Als er wieder ins Zimmer verschwand, ließ ich mich auf einen der Stühle im Gang fallen und starrte dabei ins Leere. Mein Kopf war mit Fragen voll und eine große Entscheidung lag in meiner Hand, worauf ich jedoch keine Antwort hatte. Sollte ich ihr alles erzählen oder nicht? Verzweifelt vergrub ich das Gesicht in meinen Händen und dachte nach. Würde sie mich hassen? Wenn ich ihr wirklich alles erzählen würde, dann würde sie Angst vor mir haben und vielleicht zu Dyan wollen.

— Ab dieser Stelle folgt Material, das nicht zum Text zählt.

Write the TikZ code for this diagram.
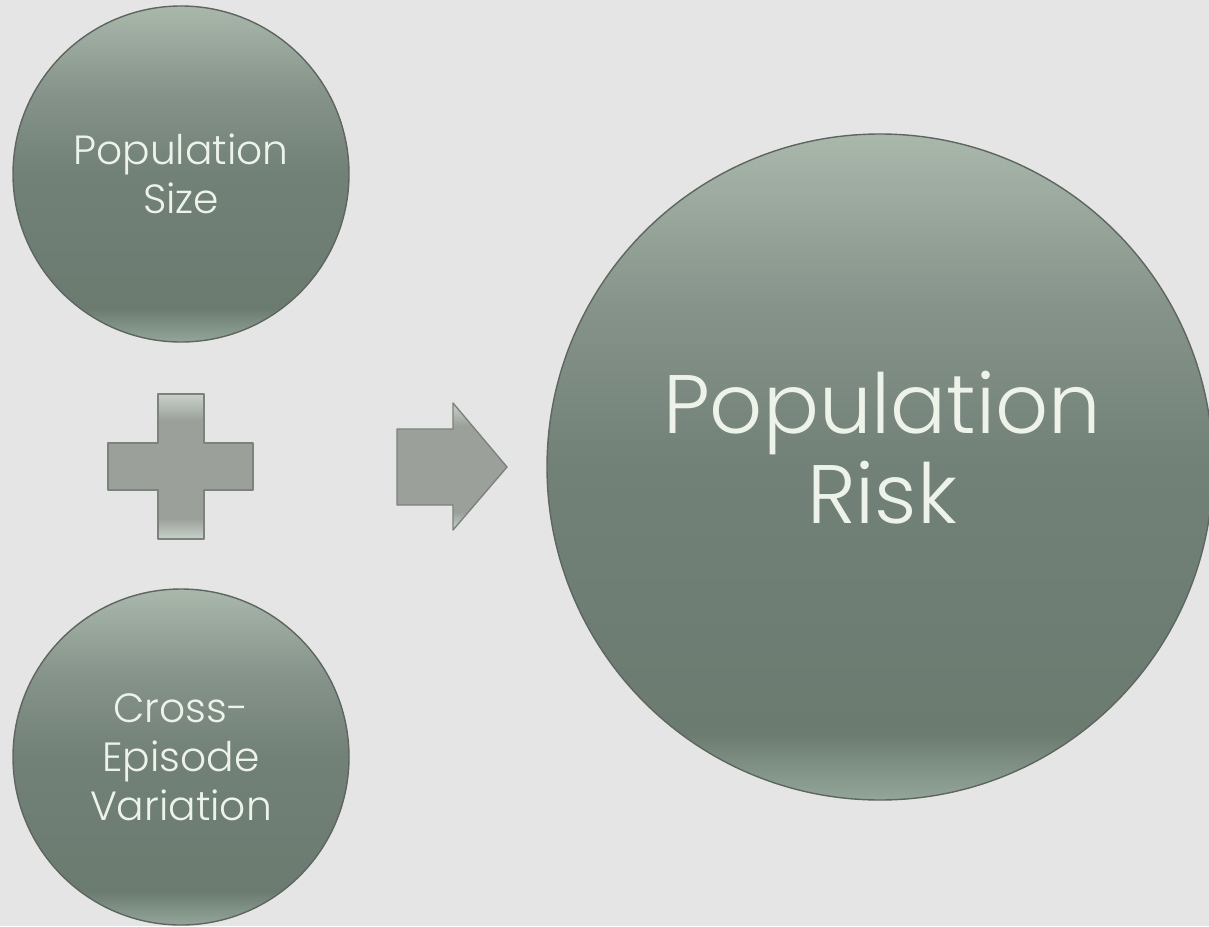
\documentclass[tikz,border=0pt]{standalone}
\usepackage{fontspec}
\IfFontExistsTF{Poppins Light}{\setmainfont{Poppins Light}}{\setmainfont{Poppins}}
\usepackage{tikz}
\usetikzlibrary{positioning}
\definecolor{pr-bg}{HTML}{E5E5E5}
\definecolor{pr-edge}{HTML}{5E6660}
\definecolor{pr-top}{HTML}{AAB7AB}
\definecolor{pr-upper}{HTML}{85938A}
\definecolor{pr-mid}{HTML}{728178}
\definecolor{pr-low}{HTML}{6C7B70}
\definecolor{pr-bot}{HTML}{93A699}
\definecolor{pr-text}{HTML}{EEF3EA}
\definecolor{sg-light}{HTML}{C9D1CB}
\definecolor{sg-fill}{HTML}{9BA19A}
\definecolor{sg-edge}{HTML}{7C827C}
\pgfdeclareverticalshading{discshade}{100bp}{color(0bp)=(pr-bot); color(25bp)=(pr-bot); color(30bp)=(pr-low); color(50bp)=(pr-mid); color(62bp)=(pr-upper); color(75bp)=(pr-top); color(100bp)=(pr-top)}
\pgfdeclareverticalshading{signshade}{100bp}{color(0bp)=(sg-light); color(25bp)=(sg-light); color(32bp)=(sg-fill); color(66bp)=(sg-fill); color(75bp)=(sg-light); color(100bp)=(sg-light)}

\begin{document}
\begin{tikzpicture}[x=0.1mm,y=-0.1mm,
    disc/.style={circle,inner sep=0pt,outer sep=0pt,shading=discshade,draw=pr-edge,line width=0.4pt},
    smalldisc/.style={disc,minimum size=33.6mm,text=pr-text,align=center,font=\fontsize{11.6}{14}\selectfont},
    bigdisc/.style={disc,minimum size=66.6mm},
    bigtxt/.style={text=pr-text,align=center,font=\fontsize{23.6}{25.6}\selectfont},
    sign/.style={shading=signshade,draw=sg-edge,line width=0.4pt,line join=round}]
  \useasboundingbox (0,0) rectangle (1209,926);
  \fill[pr-bg] (0,0) rectangle (1209,926);
  \node[smalldisc] (size) at (181,174) {Population\\Size};
  \node[smalldisc] (variation) at (181,757) {Cross-\\Episode\\Variation};
  \node[bigdisc] (risk) at (880,467) {};
  \node[bigtxt] (risklbl) at (882,448) {Population\\Risk};
  \draw[sign] (158,394) -- (204,394) -- (204,443) -- (253,443) -- (253,490) -- (204,490)
    -- (204,539) -- (158,539) -- (158,490) -- (108,490) -- (108,443) -- (158,443) -- cycle;
  \draw[sign] (397,429) -- (453,429) -- (453,403) -- (507,467) -- (453,530) -- (453,505)
    -- (397,505) -- cycle;
\end{tikzpicture}
\end{document}
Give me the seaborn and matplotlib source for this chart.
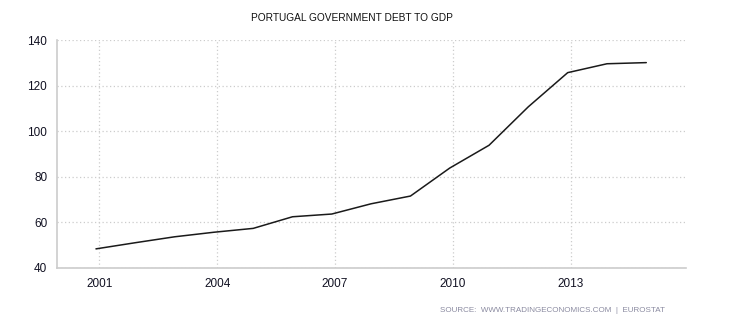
import matplotlib
matplotlib.use("Agg")
import matplotlib.pyplot as plt
import matplotlib.dates as mdates
import pandas as pd
import seaborn as sns

dates = ["2000-12-01", "2001-12-01", "2002-12-01", "2003-12-01", "2004-12-01",
         "2005-12-01", "2006-12-01", "2007-12-01", "2008-12-01", "2009-12-01",
         "2010-12-01", "2011-12-01", "2012-12-01", "2013-12-01", "2014-12-01"]
debt = [48.4, 51.1, 53.7, 55.7, 57.4, 62.5, 63.7, 68.2, 71.6, 83.9,
        93.9, 110.8, 125.8, 129.7, 130.2]
tick_years = ["2001", "2004", "2007", "2010", "2013"]
y_ticks = [40, 60, 80, 100, 120, 140]
title = "PORTUGAL GOVERNMENT DEBT TO GDP"
source = "SOURCE:  WWW.TRADINGECONOMICS.COM  |  EUROSTAT"

sns.set_theme(style="white")
plt.rcParams["font.family"] = ["Liberation Sans", "DejaVu Sans"]

df = pd.DataFrame({"date": pd.to_datetime(dates), "debt": debt})

fig = plt.figure(figsize=(7.45, 3.24), dpi=100)
ax = fig.add_axes([57 / 745, 1 - 268 / 324, (686 - 57) / 745, (268 - 40.3) / 324])

sns.lineplot(data=df, x="date", y="debt", ax=ax, color="#1a1a1a", linewidth=1.1)

ax.set_xlim(pd.Timestamp("1999-12-05"), pd.Timestamp("2015-12-05"))
ax.set_ylim(40, 140)
ax.set_xticks([pd.Timestamp(f"{y}-01-01") for y in tick_years])
ax.xaxis.set_major_formatter(mdates.DateFormatter("%Y"))
ax.set_yticks(y_ticks)
ax.set_xlabel("")
ax.set_ylabel("")

ax.grid(True, color="#cccccc", linestyle=(0, (1, 2)), linewidth=0.9)
for s in ["top", "right"]:
    ax.spines[s].set_visible(False)
for s in ["left", "bottom"]:
    ax.spines[s].set_color("#cccccc")
    ax.spines[s].set_linewidth(1.2)

ax.tick_params(axis="y", length=5, width=1, color="#cccccc", pad=2,
               labelsize=8.5, labelcolor="#111122")
ax.tick_params(axis="x", length=0, pad=7, labelsize=8.5, labelcolor="#111122")

fig.text(352 / 745, 1 - 18 / 324, title, ha="center", va="center",
         fontsize=7.3, color="#111111")
fig.text(665 / 745, 1 - 310 / 324, source, ha="right", va="center",
         fontsize=5.8, color="#8a8aa0")

fig.savefig("out.png", dpi=100)
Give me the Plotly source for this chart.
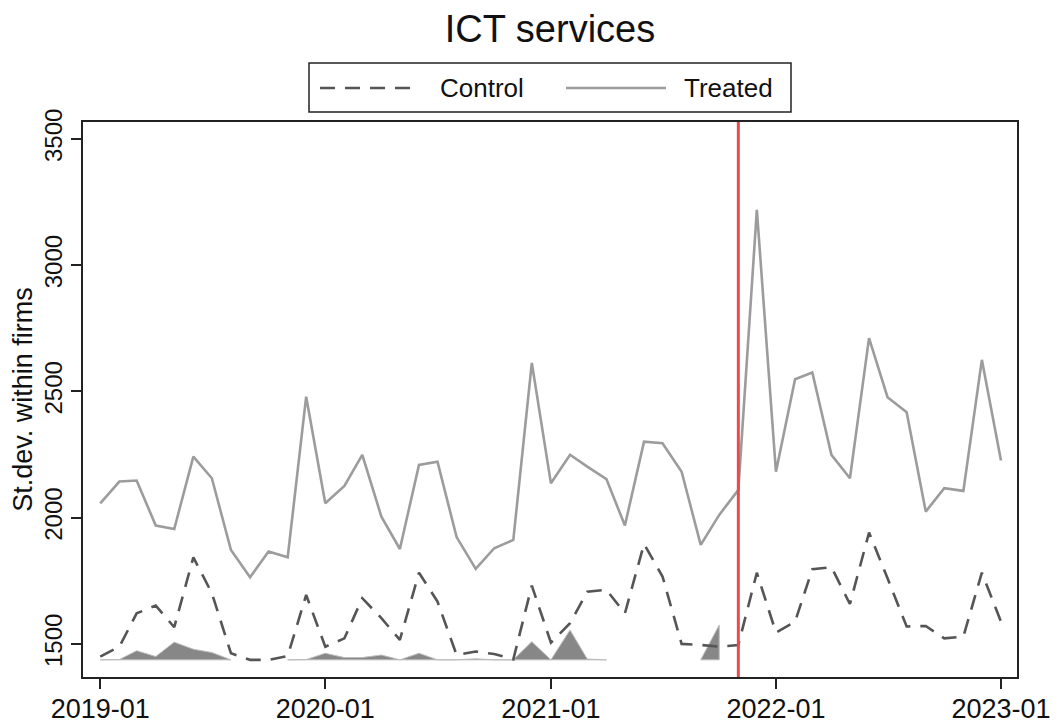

Sofort schüttelte ich meinen Kopf. Niemals würde ich sie zu ihm lassen, denn ohne sie konnte ich nicht mehr leben. Ich wollte ihr keine Lügen erzählen, aber ich konnte auch nicht zu lassen, dass ich sie verlor. Das musste ich tun. Vielleicht hatte ich kein Recht ihr Leben zu verstecken, aber sie ließ mir keine andere Wahl. Außerdem war es doch gar nicht so schlecht, denn ich würde Amelia ein neues Leben schenken, wo sie viel glücklicher wäre. Niemand könnte sie mehr verletzen und ich würde alles dafür tun, um sie glücklich zu machen. Nur für ein Lächeln in ihrem Gesicht würde ich sogar sterben. Wir zwei würden glücklich werden, da war ich mir sicher. Ab jetzt gab es nur noch uns beide.

"Es tut mir Leid, aber ich brauche dich", flüsterte ich und schloss müde meine Augen.